Article 5 a first novel by Kristen Simmons starts off with a promising premise. Things have gone very wrong in the United States with right-wing fear-mongering moralists having taken over the country. The Bill of Rights has been replaced with Moral Statutes. There are no Constitutional rights and soldiers arrest those accused of violating the Moral Statutes without due process.
Seventeen-year-old Ember Miller’s mother was arrested for having a child out of wedlock. One of those who arrested Ember’s mother was Ember’s childhood sweetheart, Chase Jennings, now a soldier for the new government. Ember is sent to a reformatory to be re-educated; “become a subservient female”, the law now dictates.
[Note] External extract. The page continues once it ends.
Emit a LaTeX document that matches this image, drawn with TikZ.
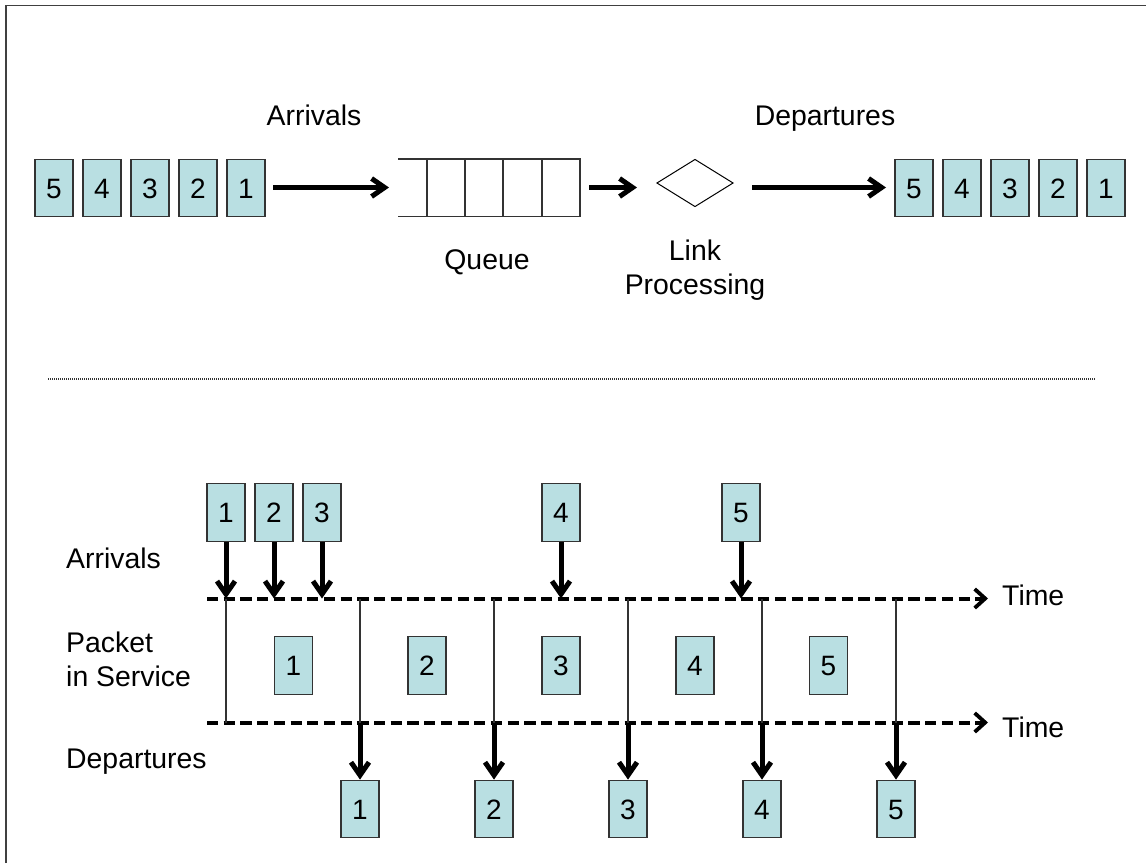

Sadly, the book veers towards a Harlequin romance novel soon after. Chase rescues Ember from the girl’s reformatory (in the nick of time; something that occurs often in the novel) and the majority of the rest of the novel is an escape/rescue mission with Chase doing the heavy lifting and Ember pining for her long-lost love.
Page after page Ember throws fits, pouts, smolders with resentment for Chase. And then, two pages later, her heart beats as if it will explode from her chest with love for Chase. She flushes and blushes and craves Chase’s touch. She vacillates back and forth whether to hate Chase or love him. The repetition grows weary and we see Ember as a weak-willed teenager, far too much like Bella of the Twilight Saga. Worse, for most of the book Ember is helpless, needing to be saved by her lover. She repays such gestures with resentment towards Chase.
Not until the very end of the novel (if then) does Ember come to embrace the new world she is a part of. When Chase rescues her from two would-be rapists she is repulsed by Chase’s use of violence. Even at the end when holding a gun on a soldier who committed a heinous crime (no spoilers here) and wants to ravage him, Ember herself she can’t fire. She won’t stoop to his level. She spares him. She conveniently forgets that by allowing him to live many others will suffer at his hands.
The ending is a bit too pat, too convenient, too contrived. And, sad to say, this is the first book in a planned trilogy.
For those wanting chaste romance (a passionate kiss is as far as it goes) Article 5 is up your alley. As for exploring an interesting premise in a dystopian United States… forgetaboutit.